Князь Кутузов возразил, что революционные французы ввели варварство в войны и что сам Бонапарт довел оное до высочайшей степени; что она в самом деле не может быть вечною; но что о мире станут говорить не прежде, как по отступлении французов за Вислу; что война причинена не Россией, ибо Император Всероссийский, напав со всею своею силой на магазины и войска, находившиеся в Польше, мог бы уничтожить все приготовления Бонапарта на той стороне Вислы прежде довершения оных; но не хотел возмутить царствовавшего тогда спокойствия, не хотел быть начинателем войны и надеялся до конца, что сохранит мир; что Бонапарте вошел в Россию без объявления войны и опустошил большую часть Империи; что ему остается теперь как-нибудь выйти из Москвы, ибо он вошел в нее без приглашения; между тем как русские обязаны причинять ему всевозможный вред. В то время как он объявляет в Москве, что кампания окончена, русские полагают, что она только еще начинается, и что если он сомневается в том, то вскоре узнает то на опыте к своему вреду.
«Итак, – сказал Лористон, – если нет более надежды, то должно будет отправиться в поход. Но уходя, принуждены будем проливать кровь людей, ибо ваши армии сходятся со всех сторон».
«Повторяю, – промолвил князь Кутузов, – вы будете делать все возможное, чтобы отсюда выбраться, и мы приложим все старания, чтобы вам в этом воспрепятствовать. Впрочем, может быть, наступит время, когда нам можно будет сделать приготовления к вашему отъезду, если только в этом будет заключаться все дело».
Лористон жаловался потом на ярость и злобу, возбужденные в народе, для уничтожения всей надежды к примирению и на то, что французам приписывают сожжение и опустошение Москвы, между тем как жители оной были сами виновниками сего бедствия.
Князь Кутузов отвечал, что в первый раз слышит жалобы на усердие и приверженность к Отечеству целого народа, который сопротивляется напавшему на него врагу, возбудившему своим вторжением ярость и злобу, на которые он жалуется. «Что же касается до московского пожара, – сказал Кутузов, – я стар, опытен, пользуюсь доверенностию русского народа и потому знаю, что в каждый день, в каждый час происходит в Москве. Я сам приказал сжечь магазины, но по прибытии французов русские сами истребили только каретные ряды, которыми вы овладели и начали делить между собою кареты. Жители причинили очень мало пожаров. Вы разрушали столицу по своей методе: определяли для пожара дни и назначали части города, которые надлежало зажигать в известные часы. Я имею подробное известие обо всем. Доказательством, что не жители разрушили Москву, служит то, что разбивали пушками дома и другие здания, которые были слишком крепки, стреляя в них посреди огня[42]. Будьте уверены, что мы постараемся вам заплатить».
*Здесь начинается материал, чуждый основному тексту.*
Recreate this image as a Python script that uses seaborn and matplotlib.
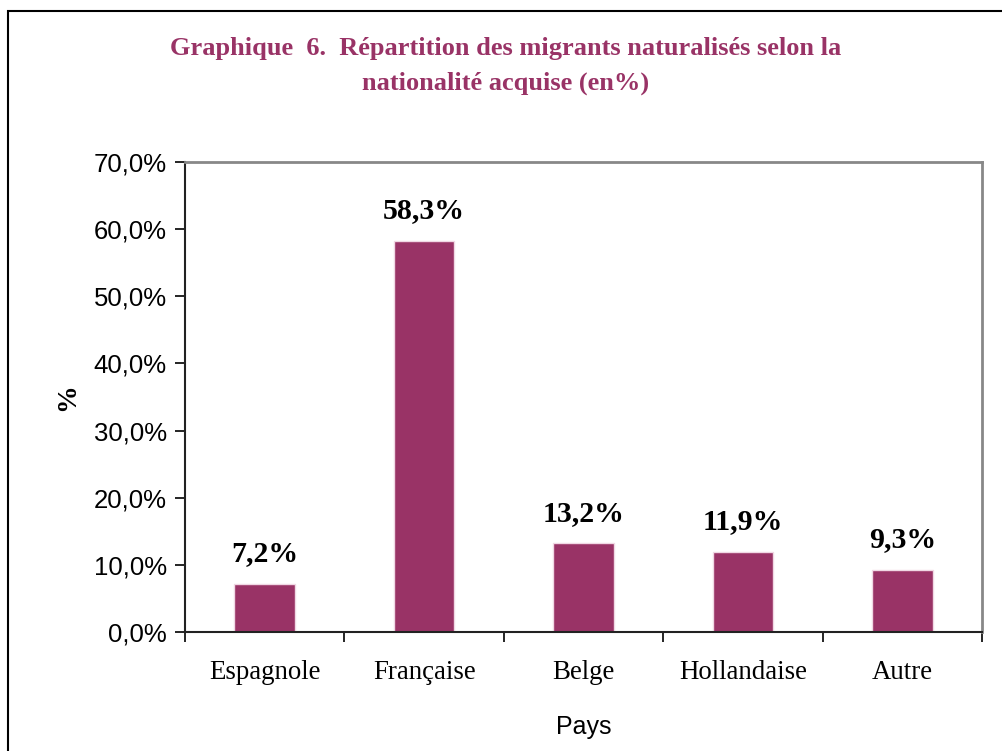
# Pacotes -----------------------------------------------------------------

import pandas as pd
import seaborn as sns
import matplotlib.pyplot as plt
from matplotlib.patches import Rectangle
from matplotlib.ticker import FuncFormatter

# Dados --------------------------------------------------------------------

pays = ["Espagnole", "Française", "Belge", "Hollandaise", "Autre"]
valeurs = [7.2, 58.3, 13.2, 11.9, 9.3]

df = pd.DataFrame({"pays": pays, "valeur": valeurs})

couleur = "#993366"

# Graphique ---------------------------------------------------------------

sns.set_style("white")
plt.rcParams["text.color"] = "black"
plt.rcParams["axes.labelcolor"] = "black"
plt.rcParams["xtick.color"] = "black"
plt.rcParams["ytick.color"] = "black"

fig = plt.figure(figsize=(10.02, 7.51), dpi=100)
ax = fig.add_axes([0.1846, 0.1585, 0.7954, 0.6258])

sns.barplot(data=df, x="pays", y="valeur", color=couleur, width=0.38,
            edgecolor="#f0d8e4", linewidth=1, saturation=1, ax=ax)

ax.set_ylim(0, 70)
ax.set_xlim(-0.5, 4.5)
ax.set_yticks(range(0, 71, 10))
ax.yaxis.set_major_formatter(FuncFormatter(lambda v, p: f"{v:.1f}%".replace(".", ",")))

# ticks entre les categories
ax.set_xticks([i - 0.5 for i in range(6)], minor=False)
ax.set_xticklabels([])
ax.set_xticks(range(5), minor=True)
ax.set_xticklabels(pays, minor=True, family="Liberation Serif", fontsize=19.4)
ax.tick_params(axis="x", which="minor", bottom=False, length=0, pad=20)
ax.tick_params(axis="x", which="major", bottom=True, direction="out", length=7,
               width=1.2, color="black")
ax.tick_params(axis="y", direction="out", length=7, width=1.2, color="black", left=True,
               labelsize=18.5, pad=6)
for lab in ax.get_yticklabels():
    lab.set_family("Liberation Sans")

for s in ["left", "bottom"]:
    ax.spines[s].set_color("#222222")
    ax.spines[s].set_linewidth(1.5)
for s in ["top", "right"]:
    ax.spines[s].set_color("#888888")
    ax.spines[s].set_linewidth(2)

ax.bar_label(ax.containers[0], labels=[f"{v:.1f}%".replace(".", ",") for v in valeurs],
             padding=12, family="Liberation Serif", fontweight="bold", fontsize=21.5,
             color="black")

ax.set_xlabel("Pays", family="Liberation Sans", fontsize=18, labelpad=22)
ax.set_ylabel("%", family="Liberation Serif", fontweight="bold", fontsize=20, labelpad=10)

fig.text(0.505, 0.912, "Graphique  6.  Répartition des migrants naturalisés selon la\nnationalité acquise (en%)",
         ha="center", va="center", family="Liberation Serif", fontweight="bold",
         fontsize=19, color=couleur, linespacing=1.6)

# cadre autour de la figure
fig.patches.append(Rectangle((8 / 1002, -0.1), 1.2, 1 - 11 / 751 + 0.1,
                             transform=fig.transFigure, fill=False,
                             edgecolor="black", linewidth=1.5))

fig.savefig("out.png", dpi=100)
После сего Лористон представлял, что последствия еще никому не известны и что лучше бы было все несогласия между двумя равно великими народами окончить решительным миром.
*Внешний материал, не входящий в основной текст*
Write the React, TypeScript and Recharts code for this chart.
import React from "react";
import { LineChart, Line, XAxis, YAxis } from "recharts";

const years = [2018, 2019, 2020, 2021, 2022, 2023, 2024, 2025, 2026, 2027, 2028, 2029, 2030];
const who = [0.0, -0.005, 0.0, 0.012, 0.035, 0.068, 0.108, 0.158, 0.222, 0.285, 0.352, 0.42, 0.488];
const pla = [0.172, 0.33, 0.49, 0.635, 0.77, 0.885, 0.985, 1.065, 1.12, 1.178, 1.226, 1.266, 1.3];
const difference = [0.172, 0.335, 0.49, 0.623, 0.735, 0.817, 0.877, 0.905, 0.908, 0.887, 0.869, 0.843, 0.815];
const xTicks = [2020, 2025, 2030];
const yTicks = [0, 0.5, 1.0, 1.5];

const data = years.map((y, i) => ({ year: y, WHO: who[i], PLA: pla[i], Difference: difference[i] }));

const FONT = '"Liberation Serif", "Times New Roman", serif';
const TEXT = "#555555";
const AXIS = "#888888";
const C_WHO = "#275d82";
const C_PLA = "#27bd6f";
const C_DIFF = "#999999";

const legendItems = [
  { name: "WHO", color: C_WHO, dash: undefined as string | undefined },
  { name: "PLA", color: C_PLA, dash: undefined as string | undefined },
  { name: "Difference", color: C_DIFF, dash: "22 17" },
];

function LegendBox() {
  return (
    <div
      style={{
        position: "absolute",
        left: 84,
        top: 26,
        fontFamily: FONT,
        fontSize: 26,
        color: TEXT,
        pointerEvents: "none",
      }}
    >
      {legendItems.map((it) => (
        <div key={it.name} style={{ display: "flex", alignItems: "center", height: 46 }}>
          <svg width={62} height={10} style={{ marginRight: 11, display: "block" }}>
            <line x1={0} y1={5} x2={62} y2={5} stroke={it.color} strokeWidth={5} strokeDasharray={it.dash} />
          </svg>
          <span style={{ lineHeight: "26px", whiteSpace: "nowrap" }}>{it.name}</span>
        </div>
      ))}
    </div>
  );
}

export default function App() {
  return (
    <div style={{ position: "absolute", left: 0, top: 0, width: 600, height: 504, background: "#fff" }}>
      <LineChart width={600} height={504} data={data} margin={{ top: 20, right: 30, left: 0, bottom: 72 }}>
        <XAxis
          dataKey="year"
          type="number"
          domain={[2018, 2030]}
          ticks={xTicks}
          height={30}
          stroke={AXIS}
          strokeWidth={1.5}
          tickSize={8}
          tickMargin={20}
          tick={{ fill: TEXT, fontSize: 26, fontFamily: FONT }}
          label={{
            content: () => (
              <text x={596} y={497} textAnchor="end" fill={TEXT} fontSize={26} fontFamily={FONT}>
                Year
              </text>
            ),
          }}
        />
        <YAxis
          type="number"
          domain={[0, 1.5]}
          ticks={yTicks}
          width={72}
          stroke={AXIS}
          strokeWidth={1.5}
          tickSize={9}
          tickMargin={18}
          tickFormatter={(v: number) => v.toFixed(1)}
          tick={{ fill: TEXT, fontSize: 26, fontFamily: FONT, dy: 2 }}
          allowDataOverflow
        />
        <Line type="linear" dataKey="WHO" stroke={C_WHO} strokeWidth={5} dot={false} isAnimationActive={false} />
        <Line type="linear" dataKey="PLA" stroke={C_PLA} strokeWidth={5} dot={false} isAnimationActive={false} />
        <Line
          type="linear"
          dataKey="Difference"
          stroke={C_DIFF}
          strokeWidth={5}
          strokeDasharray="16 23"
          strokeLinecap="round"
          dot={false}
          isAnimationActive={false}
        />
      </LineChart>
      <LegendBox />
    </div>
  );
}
Князь Кутузов, соскуча предложениями сими, произнес с гневом: «Как? Мне предлагать мир? И кто? Тот, который попирает священные права народные? Нет! Не будет сего. Пока в России есть русские! Я докажу противное тому, что враги моего Отечества предполагают. Согласиться на мир? И кому? Русским? И где? В России? Нет, никогда сего не будет! Уверяю всех торжественно: двадцать лет в пределах моего Отечества могу вести войны с целым светом и наконец заставлю всех мыслить о России так, какова она есть существенно».
Французский драгун
Лористон, конечно, не был доволен таковым приемом, где более тридцати человек были свидетелями, с одной стороны, высокого ума и достоинства российского фельдмаршала, а с другой, низости и презренности Наполеонова посланника. Он должен был возвратиться и уведомить о всем происходившем между им и князем Кутузовым. Лористон со всем пронырством и хитростию не мог успеть в сем посольстве. Светлейший князь Кутузов знал, что таковые миролюбивые предложения происходили не от желания престать проливать кровь человеческую, но от слабости и худого положения Наполеоновой армии. Князь Кутузов хотел доказать чрез сие безумному корсиканцу, что потеря Москвы не есть еще потеря всего государства.